Excoriate

September 25, 2009

A word that has both a figurative and literal meaning.  Figuratively, it means to harshly censure or criticize someone.  Literally, it means to strip off the skin of something.  The latter what it translates to from Latin as well, and it is also why this word caught my eye.

When I started training for First Aid, they gave me this book of how to handle various scenarios.  I found myself able to handle the CPR and even the broken bones, but punctures proved a little harder.  In particular, the whole process of dealing with an impaled eyeball was particularly difficult for me.

When I reached the end of the book, however, I hit the really extreme cases.  Nothing bothered me more than something called degloving.  It is exactly what it sounds like, when the skin of the hand is excoriated right off, sometimes turned inside out in the process.  If you are brave enough, here is a picture of a finger partially degloved by a wedding band.  ONLY LOOK IF YOU FEEL YOU MUST! IT IS AWFUL!  This sort of thing haunted me for weeks, but I always found myself drawn back to the pictures.

Actually, thinking about this now makes me ill.  This is worse than my pessary post.


Pessary

September 11, 2009

When I come across words that I do not know, I flip out my trusty iPhone, navigate to the list that I have, and type it in.  I don’t know a lot of words, so I am stressed by the back-up.  Unless a word is interesting enough to jump to the front of my list, it lingers for several weeks.  For example, I am only now getting to my Philadelphia trip.

What this means, is that the word pessary has been sitting quietly on my list for some time.  Now that I’ve gotten to it, I’m thinking, “My God, I can’t do an entry about this.”  A pessary is any one of a variety of objects that placed inside of the vagina or rectum, sometimes to cure an infection, sometimes as a contraceptive, sometimes as a way of keeping everything in place.  One use of the word is synonymous with suppository.

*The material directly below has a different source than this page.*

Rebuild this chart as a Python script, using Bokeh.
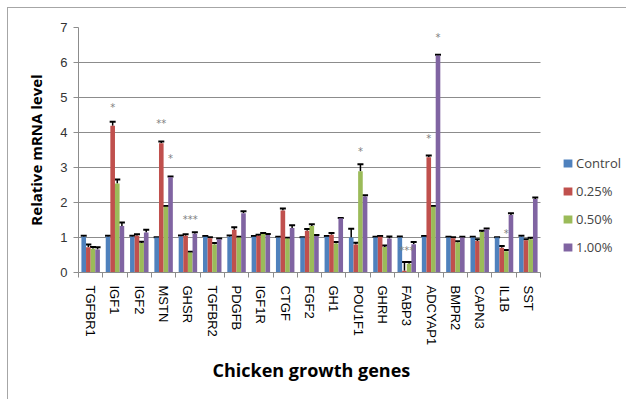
from bokeh.plotting import figure
from bokeh.models import (Range1d, FixedTicker, Whisker, TeeHead, ColumnDataSource,
                          Legend, LegendItem, Grid, Title)
from bokeh.transform import dodge
from bokeh.core.properties import value
from bokeh.embed import file_html
from bokeh.resources import INLINE

genes = ["TGFBR1", "IGF1", "IGF2", "MSTN", "GHSR", "TGFBR2", "PDGFB", "IGF1R", "CTGF",
         "FGF2", "GH1", "POU1F1", "GHRH", "FABP3", "ADCYAP1", "BMPR2", "CAPN3", "IL1B", "SST"]
series_names = ["Control", "0.25%", "0.50%", "1.00%"]
series_colors = ["#4F81BD", "#C0504D", "#9BBB59", "#8064A2"]

control = [1.02, 1.02, 1.02, 1.00, 1.03, 1.02, 1.02, 1.02, 1.00, 1.00, 1.02, 1.00, 1.00, 1.00, 1.02, 1.00, 1.00, 1.00, 1.02]
p025 = [0.72, 4.19, 1.05, 3.69, 1.05, 0.98, 1.22, 1.05, 1.77, 1.19, 1.08, 0.80, 1.02, 0.05, 3.29, 0.98, 0.90, 0.71, 0.92]
p050 = [0.68, 2.54, 0.84, 1.88, 0.57, 0.80, 1.00, 1.10, 0.97, 1.33, 0.83, 2.89, 0.73, 0.25, 1.88, 0.86, 1.16, 0.61, 0.95]
p100 = [0.66, 1.33, 1.14, 2.72, 1.11, 0.95, 1.69, 1.07, 1.27, 1.04, 1.55, 2.17, 0.97, 0.81, 6.20, 1.00, 1.23, 1.64, 2.10]

err_control = [0.03, 0.03, 0.03, 0.01, 0.03, 0.02, 0.04, 0.02, 0.02, 0.01, 0.02, 0.25, 0.02, 0.03, 0.02, 0.02, 0.02, 0.01, 0.03]
err_025 = [0.08, 0.12, 0.04, 0.05, 0.04, 0.03, 0.07, 0.03, 0.06, 0.05, 0.05, 0.05, 0.02, 0.25, 0.05, 0.03, 0.05, 0.05, 0.03]
err_050 = [0.05, 0.12, 0.04, 0.02, 0.02, 0.04, 0.02, 0.03, 0.02, 0.05, 0.04, 0.20, 0.04, 0.05, 0.02, 0.03, 0.03, 0.03, 0.04]
err_100 = [0.06, 0.10, 0.08, 0.02, 0.04, 0.02, 0.06, 0.03, 0.08, 0.03, 0.01, 0.04, 0.06, 0.06, 0.02, 0.02, 0.03, 0.05, 0.04]

# significance marks: gene, bar slot (0..3, 1.5 = group centre), height, text
star_gene = ["IGF1", "MSTN", "MSTN", "GHSR", "POU1F1", "FABP3", "ADCYAP1", "ADCYAP1", "IL1B"]
star_slot = [1, 1, 3, 2, 2, 1.5, 1, 3, 2]
star_y = [4.72, 4.26, 3.26, 1.52, 3.46, 0.62, 3.83, 6.72, 1.12]
star_text = ["*", "**", "*", "***", "*", "***", "*", "*", "*"]

yticks = [0, 1, 2, 3, 4, 5, 6, 7]

values = [control, p025, p050, p100]
errors = [err_control, err_025, err_050, err_100]
n = len(genes)
bar_w = 0.19
offsets = [(k - 1.5) * bar_w for k in range(4)]

data = {"x": [i + 0.5 for i in range(n)]}
for k in range(4):
    data[f"v{k}"] = values[k]
    data[f"u{k}"] = [a + b for a, b in zip(values[k], errors[k])]
src = ColumnDataSource(data)

# layout: plot area spans 78..540 px for the genes, legend lives to its right
FRAME_L, FRAME_R, CANVAS_R = 78, 540, 627
x_end = n * (CANVAS_R - FRAME_L) / (FRAME_R - FRAME_L)

GRAY = "#8c8c8c"
p = figure(width=619, height=392, output_backend="svg", toolbar_location=None,
           x_range=Range1d(0, x_end), y_range=Range1d(0, 7),
           min_border_left=70, min_border_right=0, min_border_top=19, min_border_bottom=128,
           outline_line_color=None, background_fill_color="white", border_fill_color="white")
p.styles = {"margin-left": "7px", "margin-top": "7px",
            "border-left": "1px solid #a6a6a6", "border-top": "1px solid #a6a6a6"}

items = []
for k in range(4):
    r = p.vbar(x=dodge("x", offsets[k], range=p.x_range), top=f"v{k}", width=bar_w,
               source=src, fill_color=series_colors[k], line_color=None)
    items.append(LegendItem(label=series_names[k], renderers=[r]))
    w = Whisker(source=src, base=dodge("x", offsets[k], range=p.x_range),
                lower=f"v{k}", upper=f"u{k}", line_color="black", line_width=1.5,
                lower_head=None, upper_head=TeeHead(size=6, line_color="black", line_width=2))
    p.add_layout(w)

sx = [genes.index(g) + 0.5 + (s - 1.5) * bar_w for g, s in zip(star_gene, star_slot)]
ssrc = ColumnDataSource(dict(x=sx, y=star_y, t=star_text))
p.text(x="x", y="y", text="t", source=ssrc, text_color="#7f7f7f", text_font_size="10px",
       text_align="center", text_baseline="middle", text_font=value("DejaVu Sans"))

# axes
p.xaxis.bounds = (0, n)
p.xaxis.ticker = FixedTicker(ticks=[i + 0.5 for i in range(n)], minor_ticks=list(range(n + 1)))
p.xaxis.major_label_overrides = {i + 0.5: g for i, g in enumerate(genes)}
p.xaxis.major_label_orientation = "vertical"
p.xaxis.major_tick_line_color = None
p.xaxis.major_tick_out = 0
p.xaxis.major_tick_in = 0
p.xaxis.minor_tick_line_color = GRAY
p.xaxis.minor_tick_out = 5
p.xaxis.minor_tick_in = 0
p.xaxis.major_label_standoff = 8
p.xaxis.major_label_text_font = "Liberation Sans"
p.xaxis.major_label_text_font_size = "13px"
p.xaxis.major_label_text_color = "black"
p.xaxis.axis_line_color = GRAY

xtitle = Title(text="Chicken growth genes", align="left", offset=134, standoff=14,
               text_font="Open Sans", text_font_style="bold", text_font_size="18px",
               text_color="black")
p.add_layout(xtitle, "below")

p.yaxis.ticker = FixedTicker(ticks=yticks)
p.yaxis.minor_tick_line_color = None
p.yaxis.major_tick_line_color = GRAY
p.yaxis.major_tick_out = 5
p.yaxis.major_tick_in = 0
p.yaxis.axis_line_color = GRAY
p.yaxis.major_label_standoff = 6
p.yaxis.major_label_text_font = "Liberation Sans"
p.yaxis.major_label_text_font_size = "13px"
p.yaxis.major_label_text_color = "#333333"
p.yaxis.axis_label = "Relative mRNA level"
p.yaxis.axis_label_text_font = "Open Sans"
p.yaxis.axis_label_text_font_style = "bold"
p.yaxis.axis_label_text_font_size = "15px"
p.yaxis.axis_label_text_color = "black"
p.yaxis.axis_label_standoff = 11

p.xgrid.grid_line_color = None
p.ygrid.ticker = FixedTicker(ticks=yticks)
p.ygrid.grid_line_color = GRAY
p.ygrid.grid_line_width = 1
if "cross_bounds" in Grid.properties():
    p.ygrid.cross_bounds = (0, n)

legend = Legend(items=items, location=(484, 16), padding=0, margin=0, spacing=10,
                glyph_width=11, glyph_height=10, label_height=10, label_standoff=3,
                label_text_font="Open Sans", label_text_font_size="13px",
                border_line_color=None, background_fill_alpha=0)
p.add_layout(legend, "center")

open("out.html", "w").write(file_html(p, INLINE))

What may this have to do with Philadelphia? you may be thinking.  More likely, you’re thinking: Please, please, don’t tell us!  Don’t worry; it’s not that bad.  While there, I visited the College of Physicians of Philadelphia, otherwise known as the Mutter Museum, more informally called the museum of scientific oddities.  In the days before the internet and television, the Mutter Museum served an important purpose.  It became a place where physicians could go to learn about rare medical diseases and complications that they might possibly run across during their ministrations.  Nowadays, it has become a stopping point for ghouls like myself who want to see Yang and Ang’s liver, Grover Cleavland’s jaw, and the largest colon in the United States.

The Mutter museum also holds of collection of over 250 pessaries.  These were the kind that were inserted into a women vagina after particularly hard labor so as to keep the uterus from, well, falling out (at least falling out of place).  A prolapsed womb, it was called.  Some of them were  stunningly decorated glass orbs, but that just seems like a bad idea to me.  More information can be found on this tongue-in-cheek blog about Gimcrack hospital.  The URL says it all.